Naming Nature

LIKE MANY SCIENCES, the history of taxonomy, the practice of naming life on Earth, describes a tumultuous surrender of human instinct to refined technology. Humans are born with an exacting ability to identify and distinguish life forms. Nearly all babies’ first words are for living beings. This compulsion to name, a function of a specific region of our brain, has been given to us through eons of surviving the evolutionary battle. Unfortunately, for many it has fallen into disuse. Naming Nature is a fascinating exploration of both brilliant and fruitless attempts to bring organization to the chaos of nature.

Taxonomy began in the early 1700s, a golden age of natural history when life was celebrated. The naming of animals, vegetables, and minerals was guided by a residing fascination and a sense of discovery. Many people displayed a collection of plants, birds, and butterflies in their parlor. Carl Linnaeus won the day by mastering the art of distinguishing and grouping known species. Remarkably, his system of classification is still in place today, although his “whales are fish” distinction would not last, and the what-appears-alike-is-alike approach to taxonomy would eventually crumble, leaving us to make distinctions like “whales are not fish.”

In the 1840s, while attempting to distinguish between types of barnacles, Charles Darwin became frustrated at finding only blurred margins between species where he thought distinct boundaries should exist. What followed was a discovery that forever altered our perception of species: they change. Today subtle differences are probed at the cellular level through DNA and protein sequencing. These discoveries help us to better understand individual species. For example, cutting-edge genetic techniques that have delineated the endangered red wolf (Canis rufus) from the coyote (Canis latrans), and shown that the latter is the largest threat to red wolf viability through hybridization.

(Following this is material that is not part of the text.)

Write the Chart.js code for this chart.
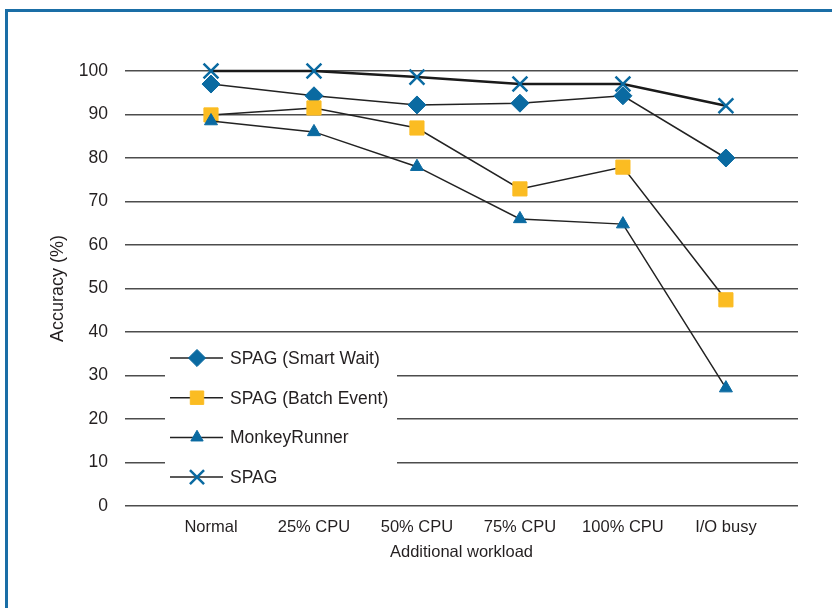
<!DOCTYPE html>
<html>
<head>
<meta charset="utf-8">
<script src="https://cdn.jsdelivr.net/npm/chart.js@4"></script>
<style>
  body { margin: 0; background: #fff; }
  #wrap { position: relative; width: 832px; height: 608px; overflow: hidden; }
  #frame { position: absolute; left: 5px; top: 9px; width: 900px; height: 700px;
           border: 3px solid #1a6ea6; pointer-events: none; }
</style>
</head>
<body>
<div id="wrap">
  <canvas id="acc-chart" width="832" height="608"></canvas>
  <div id="frame"></div>
</div>
<script>
const categories = ["Normal", "25% CPU", "50% CPU", "75% CPU", "100% CPU", "I/O busy"];
const smartWait = [97, 94.3, 92.2, 92.6, 94.3, 80];
const batchEvent = [89.9, 91.5, 86.9, 72.9, 77.9, 47.4];
const monkeyRunner = [88.5, 86, 78, 66, 64.8, 27.1];
const spag = [100, 100, 98.6, 97, 97, 92];
const yTicks = [0, 10, 20, 30, 40, 50, 60, 70, 80, 90, 100];

const blue = "#0a6aa1";
const orange = "#fbbc22";
const font = "'Liberation Sans', Arial, sans-serif";
const ink = "#231f20";

const pts = (arr) => arr.map((v, i) => ({ x: i, y: v }));

// legend drawn inside the plot, over the lower-left gridlines
const insideLegend = {
  id: "insideLegend",
  afterDatasetsDraw(chart) {
    const ctx = chart.ctx;
    ctx.save();
    ctx.fillStyle = "#fff";
    ctx.fillRect(165, 338, 232, 154);
    chart.data.datasets.forEach((ds, i) => {
      const y = 358 + i * 39.7;
      ctx.strokeStyle = "#222";
      ctx.lineWidth = 1.5;
      ctx.beginPath();
      ctx.moveTo(170, y);
      ctx.lineTo(223, y);
      ctx.stroke();
      ctx.fillStyle = ds.pointBackgroundColor;
      ctx.strokeStyle = ds.pointBorderColor;
      ctx.lineWidth = ds.pointBorderWidth;
      Chart.helpers.drawPoint(ctx, {
        pointStyle: ds.pointStyle,
        radius: ds.pointRadius * 0.95,
        rotation: 0,
        borderWidth: ds.pointBorderWidth
      }, 197, y);
      ctx.fillStyle = ink;
      ctx.font = "17.5px " + font;
      ctx.textBaseline = "middle";
      ctx.textAlign = "left";
      ctx.fillText(ds.label, 230, y + 1);
    });
    ctx.restore();
  }
};

new Chart(document.getElementById("acc-chart"), {
  type: "line",
  data: {
    datasets: [
      {
        label: "SPAG (Smart Wait)",
        data: pts(smartWait),
        order: 3,
        borderColor: "#222",
        borderWidth: 1.5,
        pointStyle: "rectRot",
        pointRadius: 9,
        pointBackgroundColor: blue,
        pointBorderColor: blue,
        pointBorderWidth: 1,
        clip: false
      },
      {
        label: "SPAG (Batch Event)",
        data: pts(batchEvent),
        order: 2,
        borderColor: "#222",
        borderWidth: 1.5,
        pointStyle: "rect",
        pointRadius: 10,
        pointBackgroundColor: orange,
        pointBorderColor: orange,
        pointBorderWidth: 1,
        clip: false
      },
      {
        label: "MonkeyRunner",
        data: pts(monkeyRunner),
        order: 1,
        borderColor: "#222",
        borderWidth: 1.5,
        pointStyle: "triangle",
        pointRadius: 7.5,
        pointBackgroundColor: blue,
        pointBorderColor: blue,
        pointBorderWidth: 1,
        clip: false
      },
      {
        label: "SPAG",
        data: pts(spag),
        order: 4,
        borderColor: "#1a1a1a",
        borderWidth: 2.5,
        pointStyle: "crossRot",
        pointRadius: 10.5,
        pointBackgroundColor: blue,
        pointBorderColor: blue,
        pointBorderWidth: 2.5,
        clip: false
      }
    ]
  },
  options: {
    responsive: false,
    animation: false,
    layout: { padding: { top: 71, right: 34, left: 0, bottom: 0 } },
    plugins: { legend: { display: false }, tooltip: { enabled: false } },
    elements: { line: { tension: 0 } },
    scales: {
      x: {
        type: "linear",
        min: -0.835,
        max: 5.70,
        afterBuildTicks: (scale) => { scale.ticks = categories.map((c, i) => ({ value: i })); },
        afterFit: (scale) => { scale.height = 102; },
        grid: { display: false, drawTicks: false },
        border: { display: false },
        ticks: {
          padding: 12,
          autoSkip: false,
          maxRotation: 0,
          color: ink,
          font: { family: font, size: 16.5 },
          callback: (v) => categories[v]
        },
        title: {
          display: true,
          text: "Additional workload",
          color: ink,
          font: { family: font, size: 16.5 },
          padding: { top: 0, bottom: 46 }
        }
      },
      y: {
        min: 0,
        max: 100,
        afterBuildTicks: (scale) => { scale.ticks = yTicks.map((v) => ({ value: v })); },
        afterFit: (scale) => { scale.width = 125; },
        grid: { color: "#4d4d4d", lineWidth: 1.5, drawTicks: false },
        border: { display: false },
        ticks: {
          padding: 17,
          color: ink,
          font: { family: font, size: 17.5 }
        },
        title: {
          display: true,
          text: "Accuracy (%)",
          color: ink,
          font: { family: font, size: 18 },
          padding: { top: 47, bottom: 0 }
        }
      }
    }
  },
  plugins: [insideLegend]
});
</script>
</body>
</html>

In some ways taxonomy’s progress parallels society’s increasing isolation from nature. Today our natural inclinations toward naming nature are vastly understimulated, as is our inborn fascination with the natural world. Worse, these abilities may have been co-opted to identify and discriminate among brands, logos, and purchasable goods. Shopping and surfing the web are simply extravagant versions of hunting and gathering. Goods and services are today’s units of survival to which our instincts are brought to bear. Yet Yoon suggests one’s natural ability to identify and name life is a lost art of the human spirit — one that yearns for renewal.

In a plea to humanity to save biodiversity on Earth, today’s conservation champions, like E. O. Wilson, have begun cataloguing all known species in the Encyclopedia of Life project. Inherent in the challenge is the charge to cultivate the individual’s once-savvy ability to convene with nature — we should all be amateur taxonomists, for it’s our true nature.